1) We go shopping for new clothes. Deciding on places to go, browsing through the racks, looking for bargains, choosing the right shade to go with that bag you were given and which doesn't match a single thing you own, are strong distractions. And distraction's a good thing when the blues have got you. When nothing else works, a new outfit will bring our sunny smiles back into your lives. It's worth the trouble of accompanying us on our shopping trips.

2) We wear nice clothes when we need to feel good or even when we are feeling really good to start with. Going by what I'm wearing you can usually guess how I felt while I was dressing. How my night was. What I want to do today. But you'd need to really notice. Like, a certain ex-boyfriend finally figured out that I saved two particular blouses for my filthy moods. So, whenever he saw me in either, he ran for his life and didn't come out of hiding any time soon either. He was absolutely spot on and I was the first to admit it.

Also, and don't tell me this works only for women, because then CK undies wouldn't be the rage I understand they are, nice lingerie can give you just that added edge you need. Sitting in an interview, worried nerveless about what the panel thinks of you when you suddenly remember that your lacy camisole is definitely more sexy than anything the lot of them has ever possessed. And bingo, your poise is back, you rule. You are not intimidated any more.

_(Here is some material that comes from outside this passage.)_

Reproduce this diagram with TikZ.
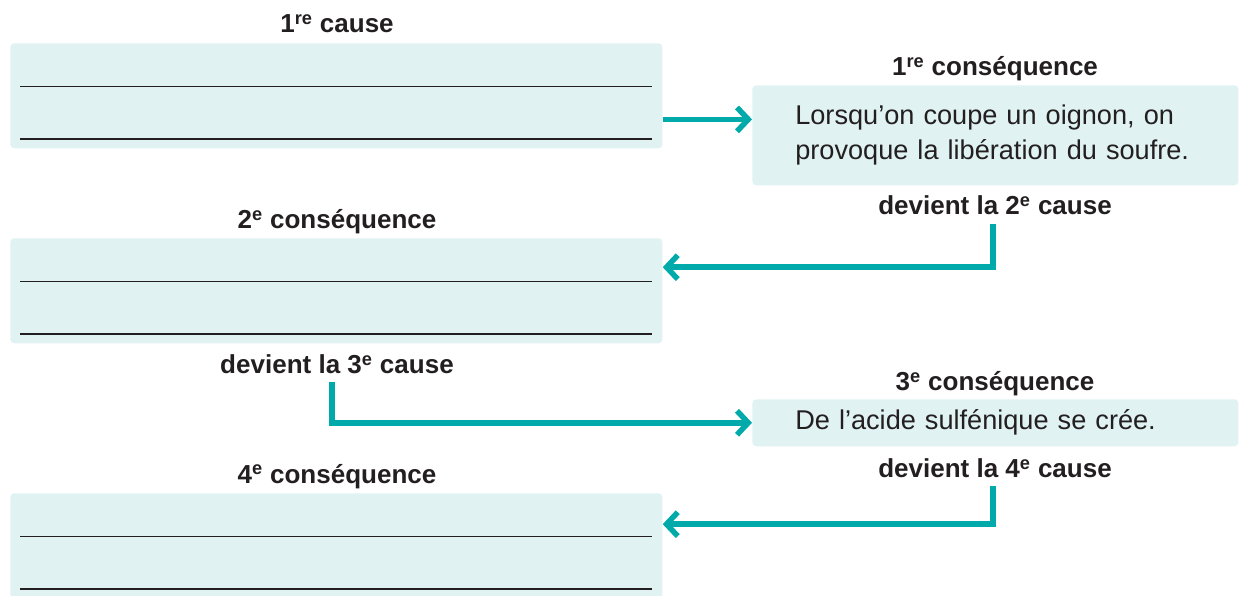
\documentclass[tikz,border=0pt]{standalone}
\usepackage{fontspec}
\setmainfont{Liberation Sans}
\usetikzlibrary{arrows.meta,calc}

\definecolor{boxfill}{HTML}{E0F2F2}
\definecolor{flowteal}{HTML}{00AAAA}
\definecolor{inkgray}{HTML}{231F20}

\newcommand\hdsize{\fontsize{18.5pt}{22pt}\selectfont}
\newcommand\txtsize{\fontsize{19.3pt}{24.9pt}\selectfont}

\tikzset{
  box/.style={fill=boxfill, rounded corners=0.1cm, anchor=north west, inner sep=0pt},
  leftbox/.style={box, minimum width=16.3cm, minimum height=2.625cm},
  rightbox/.style={box, minimum width=12.15cm, text width=10cm, inner xsep=1.075cm,
    align=left, font=\txtsize, text=inkgray},
  head/.style={font=\bfseries\hdsize, text=inkgray, anchor=base, inner sep=0pt},
  rule/.style={draw=inkgray, line width=1.1pt},
  flow/.style={draw=flowteal, line width=3.9pt, line join=miter,
    -{Straight Barb[length=8pt,width=17pt]}}
}

\begin{document}
\begin{tikzpicture}[x=0.025cm, y=-0.025cm]

\useasboundingbox (0,0) rectangle (1243,596);
\clip (0,0) rectangle (1243,596);

% boxes
\node[leftbox] (cause1)  at (10,43)  {};
\node[leftbox] (conseq2) at (10,238) {};
\node[leftbox] (conseq4) at (10,493) {};
\node[rightbox, minimum height=2.5cm] (conseq1) at (752,85)
  {Lorsqu’on coupe un oignon, on\\provoque la libération du soufre.};
\node[rightbox, minimum height=1.175cm] (conseq3) at (752,399)
  {De l’acide sulfénique se crée.};

% lines to write on
\foreach \b in {cause1,conseq2,conseq4} {
  \draw[rule] ([shift={(10,43.5)}]\b.north west) -- ++(632,0);
  \draw[rule] ([shift={(10,96)}]\b.north west) -- ++(632,0);
}

% headings
\node[head] (tcause1)  at (337,33)  {1\textsuperscript{re} cause};
\node[head] (tconseq1) at (995,76)  {1\textsuperscript{re} conséquence};
\node[head] (dev2)     at (995,215) {devient la 2\textsuperscript{e} cause};
\node[head] (tconseq2) at (337,229) {2\textsuperscript{e} conséquence};
\node[head] (dev3)     at (337,374) {devient la 3\textsuperscript{e} cause};
\node[head] (tconseq3) at (995,391) {3\textsuperscript{e} conséquence};
\node[head] (dev4)     at (995,478) {devient la 4\textsuperscript{e} cause};
\node[head] (tconseq4) at (337,483) {4\textsuperscript{e} conséquence};

% arrows
\coordinate (out1) at ([yshift=-0.59cm]cause1.east);
\draw[flow] (out1) -- (out1 -| conseq1.west);
\draw[flow] ($(dev2.south)+(-2,8)$) |- ([yshift=0.59cm]conseq2.east);
\draw[flow] ($(dev3.south)+(-5,7)$) |- (conseq3.west);
\draw[flow] ($(dev4.south)+(-2,7)$) |- ([yshift=0.54cm]conseq4.east);

\end{tikzpicture}
\end{document}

I bought cartloads of sexy stuff for my trousseau. That's how intimidated I was by the thought of getting married...

Myths Busted:

a) We do not usually like incompatible shopping companions. This probably means you. Those of you who are grumbling about spending an entire day bargain-hunting, it's not that we really want you. We need you to carry the bags. To tell us that our favourite colours look much better on us than the yicky stuff that's going cheaper. To occasionally pull us into a food place and tank us up for the next haul. Your role is clearly defined. You just need to learn the lines, ja? And that's not as difficult as you like to pretend.

b) We do not spend the day shopping just because we love it so much. We are making the money really count (and showing you more of the world) by looking around for the best ways to spend it.

We do not really look to spend your money. I, for example, only truly enjoy the shopping when I know just how much I can spend with a clear conscience. And I can only do that when I'm paying. I will help you pick out a birthday gift for me (or a gift for any other occasion or even a non-occasion) but only after you give me a budget. I'm not after your cash, I'm after the satisfaction I get from money well spent.

To answer specific questions:

Wishful: just what is it about women and clothes man??? What what??? Pray tell!!! :)
Ans: See above

First Rain: did somebody actually ask about women and clothes! Next somebody will ask about women and shopping, and that will be it - the end of the world ;)
Ans: Not a question exactly, but relevant. See next question.

Midnightmare
: As for shopping and women, would love a tip. Just how much is the lower threshold that a guy must be willing to shell out in terms of time and dough per day? ;-)
Ans: When a girl/ woman asks you to come shopping with her, keep the day free. Time will be an elastic concept, and it's unfair to expect her to stick to the few hours she might have promised you in a rash moment. Add an extra hour or two for the inter and post-shopping refreshment breaks, taking her and the bags home, helping her unwind after all that work. You play your cards right, it pays off rich dividends.

If she doesn't want to take you home with her afterwards, and doesn't have an excellent reason for that, she's not worth the effort.

If she expects you to pay for anything that you don't volutarily offer to buy her, she's got a gold-digging taint you might want to be wary of. Cashwise, all you should have to pay is for the transport and refreshments. Anything else is your choice, not hers.

4 comments:

Rohini said...

Great post. Actually read it out to my husband. He really needed to hear this. I have to drag him out kicking and screaming even to shop for his things and even then he looks grumpy and acts as if he's doing me a huge favour.

Sue said...

Rohini - I sympathise. I have to say I'm luckier because V actually enjoys watching me shop. (Long may it last!) He says I get so much fun out it, it's entertaining.

But when it comes to buying his things, then of course he's doing me a favour.